The day will come, if it hasn’t already, when you’ll be riding down the road, glance to the side, and see a car motoring along with no driver. Autonomous vehicles are on the way, and two Harvard initiatives are helping to prepare Boston, and beyond, for their smooth arrival.
A few years ago, when tech companies like Uber and Airbnb spread across the nation and beyond, they introduced rapid and irreversible changes in how people travel. As the firms’ simple apps rocketed their platforms to popularity, the local policymakers responsible for ensuring that corporations contribute to the public good were left far behind, playing catch-up.
Policymakers around the globe grappled unevenly with these sudden technological shifts. In Hungary, lawmakers blocked Uber, and in Boston lawmakers passed tough laws on short-term housing rentals. Last summer, Cambridge officials ordered Bird, a dockless electric scooter rental company overseen by an app, to remove its scooters after it arrived without an agreement to operate. Now, as autonomous vehicles (AVs) are increasingly rolling through some American cities, policymakers are looking to avoid the past mistakes of reacting after the arrival of disruptive technology, and instead they’re planning for it.
They hope that, with thoughtful policies in place, self-driving cars will debut in a way that provides real public value. Their potential to improve civic life is great, including by reducing road deaths, increasing mobility for the elderly and disabled, and boosting transit in areas with little current access. At the same time, policymakers are wary of potential problems, such as increased road congestion, inequitable pricing and availability, and the loss of public revenue in a future with less need for metered parking and fewer traffic violations.
Current Harvard efforts are helping government officials to frame their early policies around AVs and provide recommendations for useful future laws. The efforts range from marathon discussion sessions in four locations, including Boston, to Harvard students tackling similar issues with Boston officials.

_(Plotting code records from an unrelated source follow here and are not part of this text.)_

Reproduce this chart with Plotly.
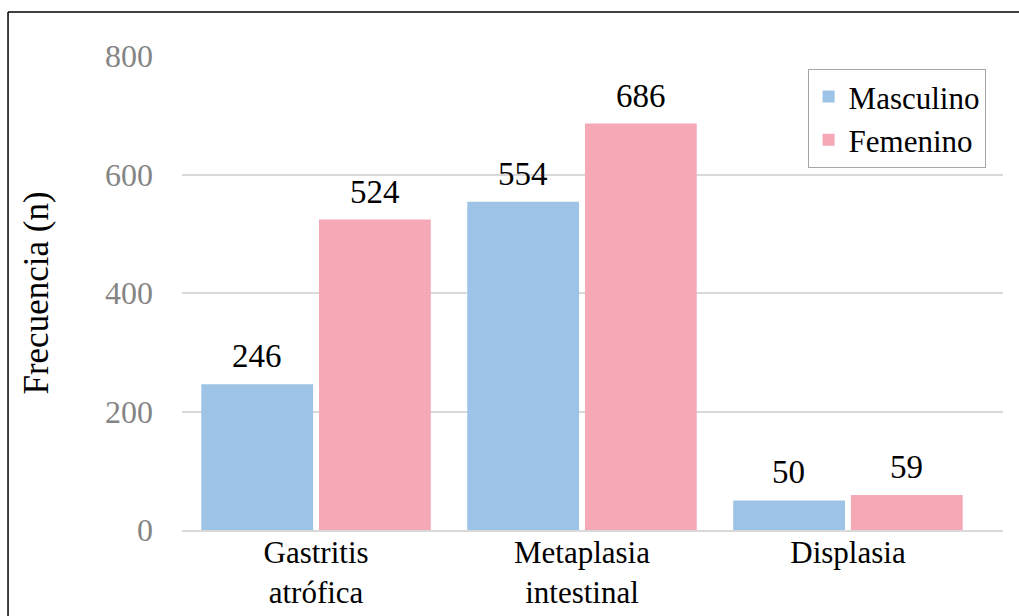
import plotly.graph_objects as go

# Data
categories = ["Gastritis<br>atrófica", "Metaplasia<br>intestinal", "Displasia"]
masculino = [246, 554, 50]
femenino = [524, 686, 59]
y_ticks = [0, 200, 400, 600, 800]

BLUE = "#9DC3E6"
PINK = "#F5A8B6"
FONT = "Liberation Serif"

fig = go.Figure()
fig.add_trace(go.Bar(name="Masculino", x=categories, y=masculino,
                     marker=dict(color=BLUE, line=dict(width=0))))
fig.add_trace(go.Bar(name="Femenino", x=categories, y=femenino,
                     marker=dict(color=PINK, line=dict(width=0))))

# Value labels above each bar
offset_px = 59
for vals, sh in ((masculino, -offset_px), (femenino, offset_px)):
    for cat, v in zip(categories, vals):
        fig.add_annotation(x=cat, y=v, text=str(v), showarrow=False,
                           xshift=sh, yshift=8, yanchor="bottom",
                           font=dict(family=FONT, size=33, color="#000000"))

# Frame lines along the top and left edge
fig.add_shape(type="line", xref="paper", yref="paper",
              x0=-0.2119, x1=1.03, y0=1.0928, y1=1.0928,
              line=dict(color="#000000", width=1.5))
fig.add_shape(type="line", xref="paper", yref="paper",
              x0=-0.2119, x1=-0.2119, y0=1.0928, y1=-0.2,
              line=dict(color="#000000", width=1.5))

fig.update_layout(
    width=1019, height=616,
    margin=dict(l=182, r=16, t=56, b=86),
    paper_bgcolor="white", plot_bgcolor="white",
    barmode="group", bargap=0.115, bargroupgap=0.05,
    font=dict(family=FONT, size=32, color="#000000"),
    showlegend=True,
    legend=dict(x=0.762, y=0.973, xanchor="left", yanchor="top",
                bordercolor="#a6a6a6", borderwidth=1,
                font=dict(family=FONT, size=31, color="#000000"),
                itemwidth=30, tracegroupgap=0, traceorder="normal",
                bgcolor="white"),
    xaxis=dict(showgrid=False, showline=True, linecolor="#d9d9d9", linewidth=1.5,
               range=[-0.504, 2.583],
               ticks="", automargin=False, ticklabelstandoff=-6,
               tickfont=dict(family=FONT, size=31, color="#000000")),
    yaxis=dict(range=[0, 800], tickvals=y_ticks, showgrid=True,
               gridcolor="#d9d9d9", gridwidth=1.5, zeroline=False,
               showline=False, ticks="", ticklabelstandoff=28, automargin=False,
               tickfont=dict(family=FONT, size=32, color="#858585"),
               title=dict(text="Frecuencia (n)", standoff=45,
                          font=dict(family=FONT, size=35, color="#000000"))),
)

fig.write_html("out.html")
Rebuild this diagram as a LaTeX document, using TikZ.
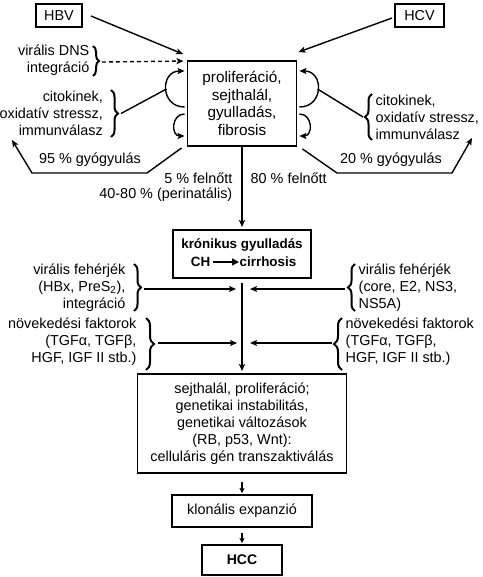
\documentclass[tikz,border=0pt]{standalone}
\usepackage{fontspec}
\setmainfont{Liberation Sans}
\usetikzlibrary{arrows.meta,decorations.pathreplacing,calc}
\newcommand\basefont{\fontsize{14.4}{17}\selectfont}
\newcommand\mainfont{\fontsize{15.3}{17.5}\selectfont}
\newcommand\boldfont{\fontsize{13.4}{16}\selectfont\bfseries}
\begin{document}
\begin{tikzpicture}[x=1pt,y=-1pt, font=\basefont, line width=1.4pt,
  box/.style={draw, line width=1.9pt, inner sep=0pt, align=center, font=\basefont},
  boldbox/.style={box, font=\fontsize{14}{16}\selectfont\bfseries},
  txt/.style={inner sep=0pt, font=\basefont},
  boldtxt/.style={inner sep=0pt, font=\boldfont},
  arr/.style={-{Stealth[length=7pt,width=6pt,inset=1.5pt]}, line width=1.4pt},
  arrsm/.style={-{Stealth[length=5pt,width=5pt,inset=1pt]}, line width=1.4pt},
  brc/.style={decorate, decoration={brace, amplitude=#1}, line width=2pt},
]
\useasboundingbox (0,0) rectangle (482,577);

% boxes
\node[box, minimum width=46pt, minimum height=23pt] (hbv) at (59,15.5) {HBV};
\node[box, minimum width=49pt, minimum height=23pt] (hcv) at (419.5,15.5) {HCV};
\node[box, font=\mainfont, minimum width=109pt, minimum height=85pt] (main) at (242,103.5)
  {proliferáció,\\sejthalál,\\gyulladás,\\fibrosis};
\node[box, minimum width=138pt, minimum height=48pt] (kron) at (242,254) {};
\node[boldtxt] (kt) at (242,245.5) {krónikus gyulladás};
\node[boldtxt, anchor=east] (ch) at (211,262) {CH};
\node[boldtxt, anchor=west] (cir) at (239,262) {cirrhosis};
\node[box, minimum width=209pt, minimum height=99pt] (big) at (242,423.5)
  {sejthalál, proliferáció;\\genetikai instabilitás,\\genetikai változások\\(RB, p53, Wnt):\\celluláris gén transzaktiválás};
\node[box, minimum width=140pt, minimum height=32pt] (klon) at (242,511) {klonális expanzió};
\node[boldbox, minimum width=80pt, minimum height=30pt] (hcc) at (242,560) {HCC};

% top arrows
\draw[arr] ($(hbv.east)+(8,0.5)$) -- ($(main.north west)+(-3.5,-6)$);
\draw[arr] ($(hcv.west)+(-2,2.5)$) -- ($(main.north east)+(1,-8)$);

% left side texts and braces
\node[txt, anchor=east, align=right] (dns) at (90,60.5) {virális DNS\\integráció};
\draw[brc=6pt] (93,46) -- (93,76);
\coordinate (dnst) at (102,62);
\draw[arr, dash pattern=on 4pt off 3pt] (dnst) -- ($(main.north west)+(-3,1)$);

\node[txt, anchor=east, align=right] (cytL) at (103.5,113) {citokinek,\\oxidatív stressz,\\immunválasz};
\draw[brc=7pt] (111,90) -- (111,137);
\coordinate (cytLt) at (121,113.5);
\coordinate (arcL) at (166.5,89);
\draw (cytLt) -- (arcL);
\draw[arr] ($(main.west)+(-2,3.5)$) .. controls (160,107) and (160,71) .. ($(main.west)+(-2,-32.5)$);
\draw[arr] ($(main.west)+(-2,10.5)$) .. controls (171,114) and (171,136) .. ($(main.west)+(-2,32.5)$);

% right side
\node[txt, anchor=west, align=left] (cytR) at (375,117) {citokinek,\\oxidatív stressz,\\immunválasz};
\draw[brc=7pt] (372,140) -- (372,94);
\coordinate (cytRt) at (363,117);
\coordinate (arcR) at (317.5,89);
\draw (cytRt) -- (arcR);
\draw[arr] ($(main.east)+(2,3.5)$) .. controls (324,107) and (324,71) .. ($(main.east)+(2,-32.5)$);
\draw[arr] ($(main.east)+(2,10.5)$) .. controls (313,114) and (313,136) .. ($(main.east)+(2,32.5)$);

% healing arrows
\coordinate (heal1) at (12,140);
\coordinate (heal2) at (472,138);
\draw[arr] ($(main.south west)+(-5,1)$) -- (147,173) -- (32,173) -- (heal1);
\draw[arr] ($(main.south east)+(5,2)$) -- (337,173) -- (452,173) -- (heal2);
\node[txt] (h95) at (90,160) {95 \% gyógyulás};
\node[txt] (h20) at (391,160) {20 \% gyógyulás};

% main -> kron
\draw[arr, shorten >=2pt] (main.south) -- (kron.north);
\node[txt, anchor=east] (f5) at (233,178) {5 \% felnőtt};
\node[txt, anchor=east] (f40) at (233,195) {40-80 \% (perinatális)};
\node[txt, anchor=west] (f80) at (250,178) {80 \% felnőtt};

% CH -> cirrhosis
\draw[-{Triangle[length=7pt,width=7pt]}, line width=1.6pt, shorten <=2pt] (ch.east) -- (cir.west);

% kron -> big
\draw[arr] ($(kron.south)+(0,4)$) -- ($(big.north)+(0,-2)$);

% left groups
\node[txt, anchor=east, align=right] (vpL) at (126,288) {virális fehérjék\\(HBx, PreS\textsubscript{2}),\\integráció};
\draw[brc=7pt] (134,264) -- (134,311);
\coordinate (vpLt) at (144,289);
\coordinate (vL1) at (236,289);
\draw[arr] (vpLt) -- (vL1);

\node[txt, anchor=east, align=right] (gfL) at (137,342) {növekedési faktorok\\(TGFα, TGFβ,\\HGF, IGF II stb.)};
\draw[brc=8pt] (146,318) -- (146,370);
\coordinate (gfLt) at (158,343);
\coordinate (vL2) at (237,343);
\draw[arr] (gfLt) -- (vL2);

% right groups
\node[txt, anchor=west, align=left] (vpR) at (358,288) {virális fehérjék\\(core, E2, NS3,\\NS5A)};
\draw[brc=7pt] (355,311) -- (355,264);
\coordinate (vpRt) at (345,289);
\coordinate (vR1) at (250,289);
\draw[arr] (vpRt) -- (vR1);

\node[txt, anchor=west, align=left] (gfR) at (345,342) {növekedési faktorok\\(TGFα, TGFβ,\\HGF, IGF II stb.)};
\draw[brc=8pt] (342,370) -- (342,318);
\coordinate (gfRt) at (332,343);
\coordinate (vR2) at (250,343);
\draw[arr] (gfRt) -- (vR2);

% bottom chain
\draw[arrsm] ($(big.south)+(0,8)$) -- ($(klon.north)+(0,-1)$);
\draw[arrsm] ($(klon.south)+(0,5)$) -- ($(hcc.north)+(0,-1)$);
\end{tikzpicture}
\end{document}
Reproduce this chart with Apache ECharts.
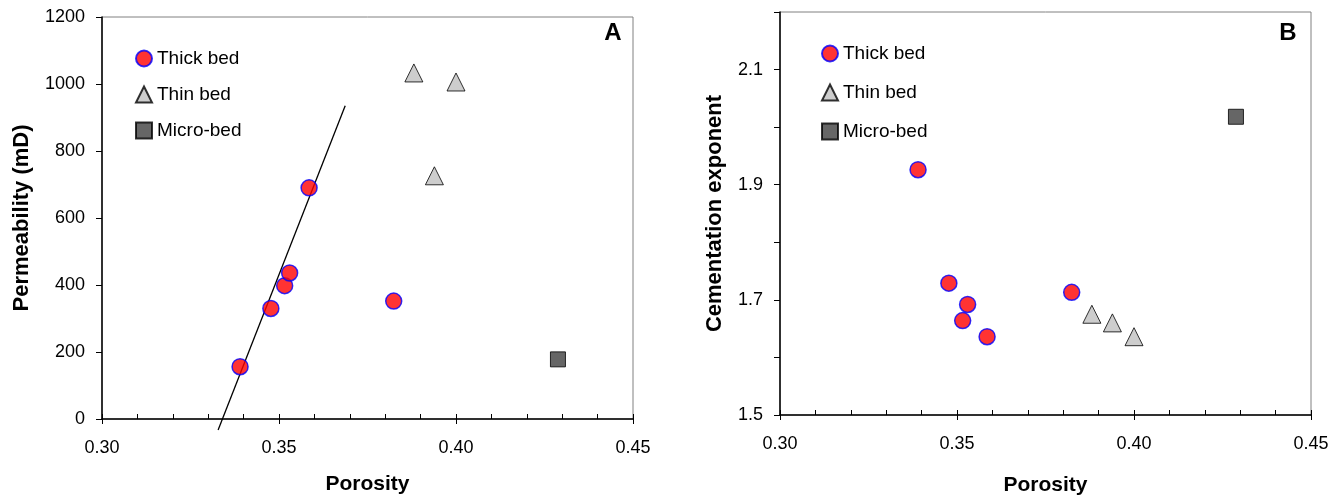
<!DOCTYPE html>
<html lang="en">
<head>
  <meta charset="UTF-8">
  <title>Porosity vs permeability and cementation exponent</title>
  <style>
    * { margin:0; padding:0; box-sizing:border-box; }
    body { background:#fff; }
    #chart { width:1342px; height:502px; }
  </style>
  <script src="https://cdn.jsdelivr.net/npm/echarts@6/dist/echarts.min.js"></script>
</head>
<body>
  <div id="chart"></div>
  <script>
    // porosity of each sample group (same samples in both panels)
    const thickPorosity = [0.3390, 0.3477, 0.3516, 0.3530, 0.3585, 0.3824];
    const thinPorosity  = [0.3881, 0.3939, 0.4000];
    const microPorosity = [0.4288];

    // panel A: permeability (mD)
    const thickPerm = [156, 330, 398, 436, 690, 352];
    const thinPerm  = [1033, 726, 1006];
    const microPerm = [178];

    // panel A: fitted trend line through thick-bed points
    const fitX = [0.3328, 0.3687];
    const fitY = [-33, 935];

    // panel B: cementation exponent
    const thickM = [1.926, 1.729, 1.664, 1.692, 1.636, 1.713];
    const thinM  = [1.675, 1.660, 1.636];
    const microM = [2.018];

    const legendNames = ['Thick bed', 'Thin bed', 'Micro-bed'];

    const FONT = 'Liberation Sans, Arial, sans-serif';
    const pairs = (xs, ys) => xs.map((x, i) => [x, ys[i]]);

    const thickStyle = { color: '#ff0000', borderColor: '#0000ff', borderWidth: 1.5 };
    const thinStyle  = { color: '#c0c0c0', borderColor: '#000', borderWidth: 1 };
    const microStyle = { color: '#404040', borderColor: '#000', borderWidth: 1 };

    function xAxes(grid) {
      return [
        {
          gridIndex: grid, type: 'value', min: 0.30, max: 0.45, interval: 0.01,
          name: 'Porosity', nameLocation: 'middle', nameGap: grid === 0 ? 55 : 60,
          nameTextStyle: { fontFamily: FONT, fontSize: 21, fontWeight: 'bold', color: '#000' },
          axisLine: { lineStyle: { color: '#000', width: 1.5 } },
          axisTick: { inside: true, length: 5, lineStyle: { color: '#000' } },
          axisLabel: {
            margin: 20, fontFamily: FONT, fontSize: 18, color: '#000',
            formatter: v => Math.round(v * 100) % 5 === 0 ? v.toFixed(2) : ''
          },
          splitLine: { show: false }
        },
        {
          gridIndex: grid, type: 'value', min: 0.30, max: 0.45, interval: 0.05, position: 'bottom',
          axisLine: { show: false },
          axisTick: { length: 5, lineStyle: { color: '#000' } },
          axisLabel: { show: false },
          splitLine: { show: false }
        }
      ];
    }

    const chart = echarts.init(document.getElementById('chart'));
    chart.setOption({
      animation: false,
      grid: [
        { left: 102, right: 709, top: 17, bottom: 83, show: true, borderColor: '#808080', borderWidth: 1 },
        { left: 780, right: 31, top: 12, bottom: 87, show: true, borderColor: '#808080', borderWidth: 1 }
      ],
      legend: [
        {
          data: legendNames, orient: 'vertical', left: 130, top: 44, itemWidth: 16, itemHeight: 16,
          itemGap: 17, selectedMode: false,
          textStyle: { fontFamily: FONT, fontSize: 19, color: '#000' }
        },
        {
          data: legendNames, orient: 'vertical', left: 816, top: 39, itemWidth: 16, itemHeight: 16,
          itemGap: 20, selectedMode: false,
          textStyle: { fontFamily: FONT, fontSize: 19, color: '#000' }
        }
      ],
      xAxis: xAxes(0).concat(xAxes(1)),
      yAxis: [
        {
          gridIndex: 0, type: 'value', min: 0, max: 1200, interval: 200,
          name: 'Permeability (mD)', nameLocation: 'middle', nameGap: 69,
          nameTextStyle: { fontFamily: FONT, fontSize: 22, fontWeight: 'bold', color: '#000' },
          axisLine: { show: true, lineStyle: { color: '#000', width: 1.5 } },
          axisTick: { show: true, length: 6, lineStyle: { color: '#000' } },
          axisLabel: { margin: 17, fontFamily: FONT, fontSize: 18, color: '#000', formatter: v => String(v) },
          splitLine: { show: false }
        },
        {
          gridIndex: 1, type: 'value', min: 1.5, max: 2.2, interval: 0.1,
          name: 'Cementation exponent', nameLocation: 'middle', nameGap: 54,
          nameTextStyle: { fontFamily: FONT, fontSize: 22, fontWeight: 'bold', color: '#000' },
          axisLine: { show: true, lineStyle: { color: '#000', width: 1.5 } },
          axisTick: { show: true, length: 6, lineStyle: { color: '#000' } },
          axisLabel: {
            margin: 17, fontFamily: FONT, fontSize: 18, color: '#000',
            formatter: v => Math.round(v * 10) % 2 === 1 ? v.toFixed(1) : ''
          },
          splitLine: { show: false }
        }
      ],
      graphic: [
        { type: 'text', x: 613, y: 33, style: { text: 'A', font: 'bold 24px ' + FONT, fill: '#000', align: 'center', verticalAlign: 'middle' } },
        { type: 'text', x: 1288, y: 33, style: { text: 'B', font: 'bold 24px ' + FONT, fill: '#000', align: 'center', verticalAlign: 'middle' } }
      ],
      series: [
        {
          name: 'Fit', type: 'line', xAxisIndex: 0, yAxisIndex: 0, data: pairs(fitX, fitY),
          symbol: 'none', clip: false, lineStyle: { color: '#000', width: 1.3 }, z: 1
        },
        { name: 'Thick bed', type: 'scatter', xAxisIndex: 0, yAxisIndex: 0, data: pairs(thickPorosity, thickPerm),
          symbol: 'circle', symbolSize: 16, itemStyle: thickStyle, z: 3 },
        { name: 'Thin bed', type: 'scatter', xAxisIndex: 0, yAxisIndex: 0, data: pairs(thinPorosity, thinPerm),
          symbol: 'triangle', symbolSize: 18, itemStyle: thinStyle, z: 3 },
        { name: 'Micro-bed', type: 'scatter', xAxisIndex: 0, yAxisIndex: 0, data: pairs(microPorosity, microPerm),
          symbol: 'rect', symbolSize: 15, itemStyle: microStyle, z: 3 },
        { name: 'Thick bed', type: 'scatter', xAxisIndex: 2, yAxisIndex: 1, data: pairs(thickPorosity, thickM),
          symbol: 'circle', symbolSize: 16, itemStyle: thickStyle, z: 3 },
        { name: 'Thin bed', type: 'scatter', xAxisIndex: 2, yAxisIndex: 1, data: pairs(thinPorosity, thinM),
          symbol: 'triangle', symbolSize: 18, itemStyle: thinStyle, z: 3 },
        { name: 'Micro-bed', type: 'scatter', xAxisIndex: 2, yAxisIndex: 1, data: pairs(microPorosity, microM),
          symbol: 'rect', symbolSize: 15, itemStyle: microStyle, z: 3 }
      ]
    });
  </script>
</body>
</html>
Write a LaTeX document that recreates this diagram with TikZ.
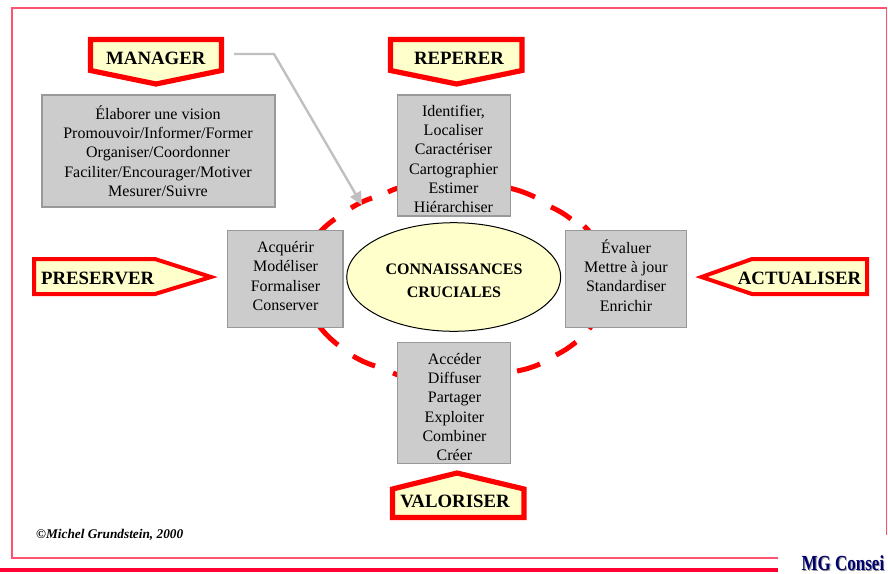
\documentclass[tikz,border=0pt]{standalone}
\usepackage{fontspec}
\setmainfont{Liberation Serif}
\usetikzlibrary{arrows.meta, shapes.geometric}
\definecolor{framepink}{RGB}{255,82,112}
\definecolor{barred}{RGB}{255,0,51}
\definecolor{flagyellow}{RGB}{255,255,204}
\definecolor{boxgrey}{RGB}{204,204,204}
\definecolor{boxedge}{RGB}{153,153,153}
\definecolor{armgrey}{RGB}{192,192,192}
\definecolor{logonavy}{RGB}{0,0,110}
\tikzset{
    flagshape/.style={draw=red, fill=flagyellow, line width=#1, line join=miter},
    flagshape/.default={5.2pt},
    flagtext/.style={font=\fontsize{18.8}{22}\selectfont\bfseries, inner sep=0pt},
    boxshape/.style={draw=boxedge, fill=boxgrey, line width=1.3pt},
    boxtext/.style={font=\fontsize{16}{19.3}\selectfont, align=center, inner sep=0pt},
    ringdash/.style={draw=red, line width=5pt},
    logotext/.style={font=\fontsize{21.5}{23}\selectfont\bfseries, anchor=base west, inner sep=0pt, xscale=0.79}
}
\begin{document}
\begin{tikzpicture}[x=1pt, y=-1pt]
    \useasboundingbox (0,0) rectangle (888,573);
    % frame and bottom bar
    \draw[framepink, line width=1.8pt] (886.5,535) -- (886.5,8) -- (12,8) -- (12,558) -- (778,558);
    \draw[barred, line width=4pt] (0,570) -- (778,570);
    \node[logotext, text=boxedge] (logoback) at (802.5,571) {MG Consei};
    \node[logotext, text=logonavy] (logo) at (801.5,570.5) {MG Consei};
    % dashes of the ring first, the boxes sit on them
    \foreach \xa/\ya/\xb/\yb in {319/233/335/219, 351/208/372/198, 388/192/402/187, 505/187/535/197, 551/207/571/219, 584/226/589/231,
        592/325/589/329, 576/342/556/355, 540/364/517/371, 402/376/393/373, 375/366/353/356, 338/345/319/326}
        \draw[ringdash] (\xa,\ya) to[bend left=6] (\xb,\yb);
    % grey boxes
    \node[boxshape, minimum width=233pt, minimum height=112pt] (managerbox) at (158.5,151) {};
    \node[boxshape, minimum width=113pt, minimum height=121pt] (repererbox) at (454.2,155.5) {};
    \node[boxshape, minimum width=115.5pt, minimum height=97pt] (preserverbox) at (285.2,279) {};
    \node[boxshape, minimum width=121.5pt, minimum height=97pt] (actualiserbox) at (626,279) {};
    \node[boxshape, minimum width=113pt, minimum height=121.5pt] (valoriserbox) at (454.2,403) {};
    \node[boxtext] (managertext) at (158,151) {Élaborer une vision\\Promouvoir/Informer/Former\\Organiser/Coordonner\\Faciliter/Encourager/Motiver\\Mesurer/Suivre};
    \node[boxtext] (referertext) at (453.5,159) {Identifier,\\Localiser\\Caractériser\\Cartographier\\Estimer\\Hiérarchiser};
    \node[boxtext] (preservertext) at (285.5,276) {Acquérir\\Modéliser\\Formaliser\\Conserver};
    \node[boxtext] (actualisertext) at (626,275.5) {Évaluer\\Mettre à jour\\Standardiser\\Enrichir};
    \node[boxtext] (valorisertext) at (454.5,407) {Accéder\\Diffuser\\Partager\\Exploiter\\Combiner\\Créer};
    % centre
    \node[draw=black, fill=flagyellow, ellipse, minimum width=214pt, minimum height=108.6pt, inner sep=0pt, line width=1pt] (centre) at (453.7,277) {};
    \node[font=\fontsize{16}{23}\selectfont\bfseries, align=center, inner sep=0pt] (centretext) at (454,280.5) {CONNAISSANCES\\CRUCIALES};
    % flags
    \draw[flagshape] (90.5,39.5) -- (221.5,39.5) -- (221.5,70.5) -- (156,84) -- (90.5,70.5) -- cycle;
    \draw[flagshape] (390.5,39.5) -- (522,39.5) -- (522,70.5) -- (456.7,84) -- (390.5,70.5) -- cycle;
    \draw[flagshape] (392.5,517.5) -- (524,517.5) -- (524,489) -- (457,473) -- (392.5,489) -- cycle;
    \draw[flagshape=4pt] (34,259) -- (155,259) -- (211,277) -- (155,294) -- (34,294) -- cycle;
    \draw[flagshape=4pt] (867,259) -- (752,259) -- (701.5,277) -- (752,294) -- (867,294) -- cycle;
    \node[flagtext] (manager) at (155.8,58) {MANAGER};
    \node[flagtext] (reperer) at (459,58.5) {REPERER};
    \node[flagtext] (preserver) at (97.7,278.5) {PRESERVER};
    \node[flagtext] (actualiser) at (799.5,278.5) {ACTUALISER};
    \node[flagtext] (valoriser) at (455,501) {VALORISER};
    % arrow from the manager flag down to the ring
    \coordinate (armstart) at (234,54);
    \coordinate (armbend) at (274,54);
    \coordinate (armend) at (362,205);
    \draw[-{Triangle[length=13pt,width=12pt]}, draw=armgrey, line width=2.4pt] (armstart) -- (armbend) -- (armend);
    \node[font=\fontsize{13.3}{15}\selectfont\bfseries\itshape, anchor=west, inner sep=0pt] (copyright) at (36,535) {©Michel Grundstein, 2000};
\end{tikzpicture}
\end{document}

Here’s a look at these futuristic yet pragmatic Harvard efforts:
From craziness to preparing for a coming reality
Like many people, when Harvard lecturer in public policy Mark Fagan first heard the buzz around autonomous vehicles, he wrote it off as wishful thinking. That line of thinking, however, didn’t last long. “I just became convinced from talking to people that it wasn’t crazy, and it was really going to happen, and we ought to be ahead of it,” Fagan said.
As head of the new Autonomous Vehicle Policy Initiative at the Harvard Kennedy School’s (HKS) Taubman Center for State and Local Government, Fagan is working to do just that, help officials craft policies while the technology is still emerging.
“What cities and towns are trying to do with AVs is plan in advance so that they bring them logically to the market in a way that supports public value as opposed to just private value,” Fagan said.
As part of their early effort, Fagan and Rafael Carbonell, executive director of the Taubman Center, reached out to the city of Boston, which has been a test bed for self-driving cars and was looking to dive deeper into the policy side. The pair worked with the city to convene more than 40 representatives from the business, technology, community, and transit sectors to conduct an exercise developed by Fagan called a policy scrum, an intensive session in the mold of a design sprint or hackathon. Completed over two days, the exercise helps officials fast-track their thinking on issues. The hope is they’ll leave a session with strategy options to shape policy.
For Boston, the priority was looking at how to encourage shared rides and vehicles within autonomous vehicle technology. In its Go Boston 2030 transportation plan, the city has endorsed using shared fleets of self-driving vehicles to reduce congestion.